Как же так, о войне, а рассказывают не только солдаты? Есть ли в этом нужда? Разве от них зависел исход

сражений? Разве кто-нибудь из них сразил хотя бы одного вражеского солдата?.. Но вспомним, что это была за война… Вести ее пришлось всему народу. Солдат, поднимавшийся в атаку, белорусская крестьянка, делившаяся с партизанами скудным харчем, ленинградский ученый-архивист, продолжавший, несмотря на холод и голод, артиллерийские обстрелы и бомбежки, работать, — у каждого из них была своя очень тяжелая война, и только все вместе, объединенные общей целью, которая им была дороже их собственной жизни, они могли одолеть такого сильного и свирепого врага. Обратившись к пережитому этими людьми из самой гущи народной, документальная литература не только открывает неведомые, незаслуженно остававшиеся в тени героические и трагические страницы грозных военных лет, — у нее есть и «сверхзадача»: она исследует то, что можно назвать нравственным фундаментом народной войны, великой нашей победы.

Так работает армейская машина

(Художественный мир Владимира Богомолова)

Начну с нескольких цитат из рассказов Владимира Богомолова.

«К тому же мне был всего двадцать один год, и, естественно, ко мне относились иначе, чем к другим комбатам! Если командир полка и его заместители старались ничем это не показывать, то Маслов — самый молодой из моих полковых начальников — не скрывал, что считает меня мальчишкой, и обращался со мной соответственно, хотя я воевал с первых месяцев войны, имел ранения и награды» («Иван»).

«Мне было девятнадцать, а ей восемнадцать лет. Мы встречались тайком: командир роты и санитарка» («Первая любовь»).

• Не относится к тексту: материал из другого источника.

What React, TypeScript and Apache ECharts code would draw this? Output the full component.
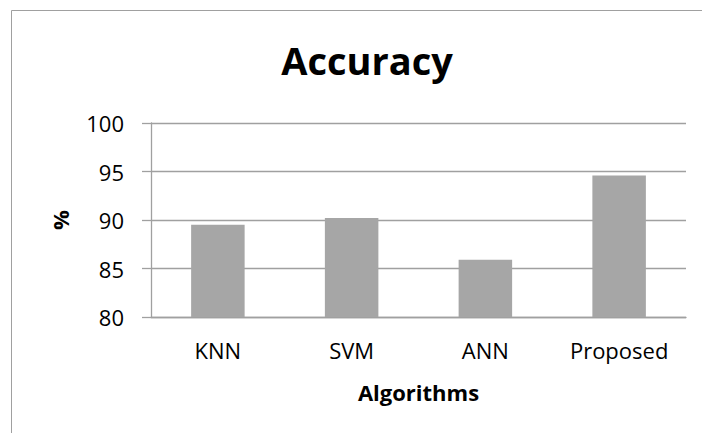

«Я не успел дойти до калитки, как со двора появился подполковник — высокий, молодцеватый, в свежих, тщательно отутюженных шароварах и гимнастерке с орденскими планками, в новенькой полевой фуражке и начищенных до блеска сапогах. Обтянутая черной глянцевитой лайкой кисть неподвижно торчала из левого рукава. Было ему лет тридцать пять, но мне в мои девятнадцать он казался пожилым, если даже не старым» («Зося»).

Нет, здесь речь идет не об одном и том же человеке: каждый из рассказов вполне самостоятелен, они не образуют цикла, — и действуют в них люди разные. И все-таки этот интерес к людям одного поколения, двадцатилетним Великой Отечественной, требует объяснений. Требует объяснений этот — скорее всего непроизвольный — выбор героя, а если точнее сказать — точки зрения на происходящее, потому что повествование в рассказах Богомолова ведется от лица этого героя…

Чтобы верно понять пафос творчества писателя, надо отыскать источник того сердечного волнения, которое заставляло его браться за перо.

«Это чувство я испытываю постоянно уже многие годы…» — так начинается одна из лирических миниатюр, написанных Богомоловым через два десятилетия после войны, речь в ней идет о сверстниках писателя, ушедших на войну в сорок первом, о школьных товарищах, погибших на фронте. И еще о тех идет речь в этой миниатюре, для кого эта потеря навсегда осталась незажившей, незаживающей раной. Случайно рассказчик встретил мать своего одноклассника. «И хотя Ленька, как я слышал, погиб в первом же бою, возможно, не успев убить и одного немца, а я пробыл на передовой около трех лет и участвовал во многих боях, я ощущал себя чем-то виноватым и бесконечно должным этой старой женщине, и всем, кто погиб — знакомым и незнакомым, — и их матерям, отцам, детям и вдовам…» Столько лет прошло, но и нынче «до боли клешнит сердце: я вижу мысленно всю Россию, где в каждой второй или третьей семье кто-нибудь не вернулся…»

«Сердца моего боль» — так называется эта миниатюра. И она, мне кажется, ключ ко всему творчеству Богомолова. И к главной, самой популярной его книге — роману «Момент истины» (первоначально он назывался «В августе сорок четвертого…»).

И дело не только в том, что и в этом романе возникает тот же, повторяющийся во всех произведениях Богомолова горький мотив: «Вчера встретила у Белорусского вокзала Машу Терехову, стояли с ней на площади и плакали, — пишет мать на фронт одному из героев романа, девятнадцатилетнему лейтенанту. — В вашем классе еще две похоронки: под Севастополем погиб Сережа Кузнецов, а в Белоруссии убили Милочку Панину. Оказывается, она была на одном с тобой фронте. Это девятая по счету смерть в вашем классе — бедные ребята, несчастные матери!» Важнее другое — стоящее за этим письмом острое, никак не притупившееся у писателя в течение долгих лет ощущение трагического времени. И еще одно: внутренняя убежденность, что именно там надо искать ключ к кардинальным нравственным проблемам нашего века, что пережитое тогда, когда все — чувства, поступки, решения — оплачивалось самой высокой из всех возможных ценой — кровью и жизнью, открывает художнику многие «тайны» человеческого сердца.